Jesse Isbell worked for 36 years at the Bridgestone Tire plant in Oklahoma City before it shut down 2006 and the jobs were shipped to Mexico.
There is absolutely no anecdotal or empirical evidence that RTW has benefitted Oklahoma’s state economy in any way. The company made the decision to outsource our jobs even though the proponents of the right-to-work legislation claimed it would prevent such departures and even attract new businesses to locate in the state.
Gov. Mitch Daniels (R) and the Republican lawmakers pushing RTW in the Hoosier State claim hundreds of businesses have decided not locate in Indiana because the state lacks a RTW law. But they cannot produce a single example. Isbell says that’s a re-run of what Oklahomans heard in 2001.
Proponents of RTW in Oklahoma literally said that employers were lined up at the state line ready to move to Oklahoma once the bill became law.
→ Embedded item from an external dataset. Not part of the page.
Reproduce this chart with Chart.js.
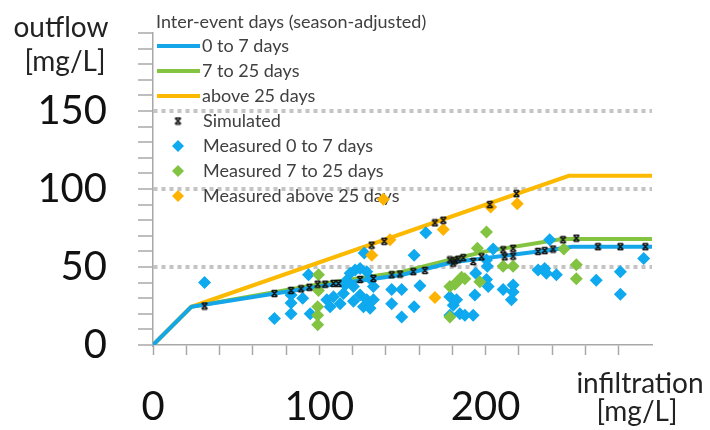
<!DOCTYPE html>
<html><head><meta charset="utf-8">
<script src="https://cdn.jsdelivr.net/npm/chart.js@4.4.0/dist/chart.umd.min.js"></script>
<style>html,body{margin:0;padding:0;background:#fff;}#wrap{width:710px;height:430px;position:relative;}</style>
</head><body><div id="wrap"><canvas id="c" width="710" height="430"></canvas></div>
<script>
// ---- text / tick labels ----
const xTickLabels = [0, 100, 200];
const yTickLabels = [0, 50, 100, 150];
const gridValues = [50, 100, 150];
const yTitle = ['outflow', '[mg/L]'];
const xTitle = ['infiltration', '[mg/L]'];
const legendTitle = 'Inter-event days (season-adjusted)';
const seriesNames = ['0 to 7 days', '7 to 25 days', 'above 25 days', 'Simulated',
  'Measured 0 to 7 days', 'Measured 7 to 25 days', 'Measured above 25 days'];

// ---- model lines ----
const lineBlueX = [0, 23, 100, 150, 180, 210, 240, 252, 300];
const lineBlueY = [0, 24.5, 37.5, 45, 53, 57, 61, 63, 63];
const lineGreenX = [0, 23, 100, 150, 180, 200, 246, 300];
const lineGreenY = [0, 24.5, 39, 47, 55, 60, 68, 68];
const lineOrangeX = [0, 23, 250, 300];
const lineOrangeY = [0, 24.5, 108.5, 108.5];

// ---- simulated points ----
const simX = [31, 73, 83, 89, 94, 99, 103.5, 108.5, 111.5, 124.5, 132.5, 131.5, 139, 143.5, 148.5, 156.5, 163.5, 169.5, 174.5,
  178.5, 180.5, 181.5, 183.5, 186.5, 192.5, 197.5, 202.5, 210.5, 211.5, 216.5, 216.5, 218.5, 231.5, 235.5, 240.5, 246.5, 254.5, 267.5, 281, 296];
const simY = [25, 33, 35, 36, 37, 39, 39, 39.5, 39.5, 42, 42.7, 64, 66.5, 45, 45.5, 47, 47.8, 78.3, 80,
  54.5, 52.5, 54, 55, 56, 53.5, 56.5, 90, 61, 56.5, 62, 57, 97, 60, 60.5, 61.5, 67.5, 68.5, 63, 63, 63];

// ---- measured points ----
const measBlueX = [31, 73, 83, 83, 83, 90, 93.5, 94.5, 104.5, 106.5, 108.5, 112.5, 114.5, 115.5, 116.5, 118.5, 120.5, 120.5, 121.5,
  124.5, 124.5, 126.5, 127, 128.5, 128.5, 130.5, 130.5, 132.5, 132.5, 143.5, 143.5, 149.5, 149.5, 157, 157, 160.5, 164,
  178.5, 178.5, 180.5, 182.5, 184.5, 187.5, 192.5, 193.5, 194, 200.5, 201, 200.5, 201.5, 204.5, 210.5, 215.5, 216.5, 216.5,
  231.5, 235.5, 236.5, 242.5, 238.5, 266.5, 281, 281, 295];
const measBlueY = [40, 17, 32, 27, 20, 30, 45, 20, 29, 24.5, 31, 26.5, 33, 38.5, 41.5, 46, 37.5, 28, 48,
  49, 32, 24.5, 59, 47, 29, 42.5, 23.5, 37.5, 29, 35.5, 26.5, 35.5, 18, 24.5, 57.5, 38, 72,
  31, 19, 25.5, 29, 20, 19, 19, 32, 46, 54.5, 50.5, 42, 37.5, 61.5, 35.5, 29, 38.5, 34,
  48, 49, 46, 45, 67.5, 41.5, 47, 32.5, 55.5];
const measGreenX = [99.5, 99.5, 99, 99, 99, 178.5, 181.5, 182.5, 185.5, 187.5, 196.5, 195, 200.5, 210.5, 216.5, 178.5, 247, 254.5, 254.5];
const measGreenY = [45, 35, 24.5, 19, 13, 37.5, 39, 40, 43.5, 42.5, 40.5, 62, 72.5, 50.5, 50.5, 18, 61.5, 51.5, 42.5];
const measOrangeX = [131.5, 138.5, 142.5, 169.5, 174.5, 203, 219];
const measOrangeY = [57.5, 93.5, 67.5, 30.5, 74, 88.5, 90.5];

const FONT = 'Lato, "Open Sans", sans-serif';
const BLUE = '#14a6e8', GREEN = '#84c441', ORANGE = '#fbb900';
const BLUE_PT = '#0ea9ee', GREEN_PT = '#82c341', ORANGE_PT = '#fdb300';
const AXIS = '#a8a8a8';

const pts = (xs, ys) => xs.map((x, i) => ({x: x, y: ys[i]}));

// simulated marker glyph (hourglass x)
function makeSimMarker(size) {
  const c = document.createElement('canvas');
  c.width = size; c.height = size;
  const g = c.getContext('2d');
  g.strokeStyle = '#111'; g.lineWidth = 1.5;
  const a = 1.5, b = size - 1.5;
  g.beginPath();
  g.moveTo(a, a); g.lineTo(b, b);
  g.moveTo(b, a); g.lineTo(a, b);
  g.moveTo(a + 0.5, a); g.lineTo(b - 0.5, a);
  g.moveTo(a + 0.5, b); g.lineTo(b - 0.5, b);
  g.stroke();
  return c;
}
const simMarker = makeSimMarker(9);

const overlay = {
  id: 'overlay',
  beforeDatasetsDraw(chart) {
    const ctx = chart.ctx;
    ctx.save();
    ctx.fillStyle = '#404040';
    ctx.font = '18px ' + FONT;
    ctx.textBaseline = 'alphabetic';
    ctx.textAlign = 'left';
    ctx.fillText(legendTitle, 156, 28);
    const rows = [46, 71, 96, 121, 146, 171, 196];
    const lineCols = [BLUE, GREEN, ORANGE];
    const ptCols = [BLUE_PT, GREEN_PT, ORANGE_PT];
    for (let i = 0; i < seriesNames.length; i++) {
      const y = rows[i];
      if (i < 3) {
        ctx.strokeStyle = lineCols[i]; ctx.lineWidth = 4;
        ctx.beginPath(); ctx.moveTo(157, y); ctx.lineTo(200, y); ctx.stroke();
      } else if (i === 3) {
        ctx.drawImage(simMarker, 178 - 4.5, y - 4.5);
      } else {
        const c = ptCols[i - 4];
        ctx.fillStyle = c;
        ctx.beginPath();
        ctx.moveTo(178, y - 6); ctx.lineTo(184, y); ctx.lineTo(178, y + 6); ctx.lineTo(172, y);
        ctx.closePath(); ctx.fill();
      }
      ctx.fillStyle = '#404040';
      ctx.fillText(seriesNames[i], i < 3 ? 202 : 203, y + 6);
    }
    ctx.restore();
  },
  afterDraw(chart) {
    const ctx = chart.ctx;
    ctx.save();
    ctx.fillStyle = '#222';
    ctx.font = '28px ' + FONT;
    ctx.textAlign = 'center';
    ctx.textBaseline = 'alphabetic';
    ctx.fillText(yTitle[0], 61, 37);
    ctx.fillText(yTitle[1], 65, 71);
    ctx.fillText(xTitle[0], 640, 393);
    ctx.fillText(xTitle[1], 637, 421);
    ctx.restore();
  }
};

new Chart(document.getElementById('c'), {
  type: 'scatter',
  data: {
    datasets: [
      {label: seriesNames[3], data: pts(simX, simY), pointStyle: simMarker, pointRadius: 4.5, showLine: false},
      {label: seriesNames[6], data: pts(measOrangeX, measOrangeY), pointStyle: 'rectRot', pointRadius: 6.5, backgroundColor: ORANGE_PT, borderWidth: 0, showLine: false},
      {label: seriesNames[5], data: pts(measGreenX, measGreenY), pointStyle: 'rectRot', pointRadius: 6.5, backgroundColor: GREEN_PT, borderWidth: 0, showLine: false},
      {label: seriesNames[4], data: pts(measBlueX, measBlueY), pointStyle: 'rectRot', pointRadius: 6.5, backgroundColor: BLUE_PT, borderWidth: 0, showLine: false},
      {label: seriesNames[0], data: pts(lineBlueX, lineBlueY), showLine: true, borderColor: BLUE, borderWidth: 4, pointRadius: 0, tension: 0},
      {label: seriesNames[1], data: pts(lineGreenX, lineGreenY), showLine: true, borderColor: GREEN, borderWidth: 4, pointRadius: 0, tension: 0},
      {label: seriesNames[2], data: pts(lineOrangeX, lineOrangeY), showLine: true, borderColor: ORANGE, borderWidth: 4, pointRadius: 0, tension: 0}
    ]
  },
  options: {
    responsive: false,
    animation: false,
    devicePixelRatio: 1,
    layout: {autoPadding: false, padding: {top: 33, right: 58, left: 0, bottom: 0}},
    plugins: {legend: {display: false}, tooltip: {enabled: false}},
    scales: {
      x: {
        type: 'linear', position: 'bottom', min: 0, max: 300,
        afterFit(s) { s.height = 85; s.paddingLeft = 0; s.paddingRight = 0; },
        ticks: {
          stepSize: 20, autoSkip: false, maxRotation: 0, minRotation: 0, padding: 28,
          font: {size: 40, family: FONT}, color: '#111',
          callback: v => xTickLabels.includes(v) ? String(v) : ''
        },
        grid: {
          drawOnChartArea: false, drawTicks: true, tickLength: 10, tickWidth: 1.5,
          tickColor: ctx => (ctx.tick && ctx.tick.value === 300) ? 'rgba(0,0,0,0)' : AXIS
        },
        border: {color: AXIS, width: 1.5}
      },
      y: {
        type: 'linear', min: 0, max: 200,
        afterFit(s) { s.width = 153; s.paddingTop = 0; s.paddingBottom = 0; },
        ticks: {
          stepSize: 10, autoSkip: false, padding: 31,
          font: {size: 40, family: FONT}, color: '#111',
          callback: v => yTickLabels.includes(v) ? String(v) : ''
        },
        grid: {
          drawOnChartArea: true, drawTicks: true, tickLength: 15, tickWidth: 1.5, tickColor: AXIS,
          lineWidth: 4, tickBorderDash: [],
          color: ctx => (ctx.tick && gridValues.includes(ctx.tick.value)) ? '#c4c4c4' : 'rgba(0,0,0,0)'
        },
        border: {color: AXIS, width: 1.5, dash: [4, 4]}
      }
    }
  },
  plugins: [overlay]
});
</script>
</body></html>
Mind you, they never offered any specific examples, and those nameless companies never materialized to become employers in Oklahoma. Beware of any argument that makes similar claims without specifics to back it up.
Since the law passed in 2001, the number of new companies coming into Oklahoma has decreased by one-third and the number of manufacturing jobs in the state has fallen by one-third, according to the U.S. Bureau of Labor Statistics. Kitti Asberry, who lost her job of 27 years after the General Motors plant in Oklahoma shuttered in 2005–tossing 2,400 people out of work–said:
Right to work has not fulfilled the promises of its proponents in the 10 years since it passed. In fact, Oklahoma has slipped economically with so many jobs moving to Mexico and other countries. And the jobs that remain are paying lower wages than before the law took effect.
Asberry told reporters that those lower wages since RTW became law means working families have diminished disposable income and are buying less food, housing, services, travel and entertainment and are relying more on government assistance.
I have to warn the people of Indiana of the slow, vicious cycle that RTW has on families. Cycles of decreasing resources for our schools, cycles of increasing reliance on public assistance, cycles of increasing crime and incarceration rates, just to name a few, have all been fueled by the downward cycle of lowering wages and job quality. This is what a RTW economy looks like and it falls far short of the promises made by those who were pushing for its adoption 10 years ago.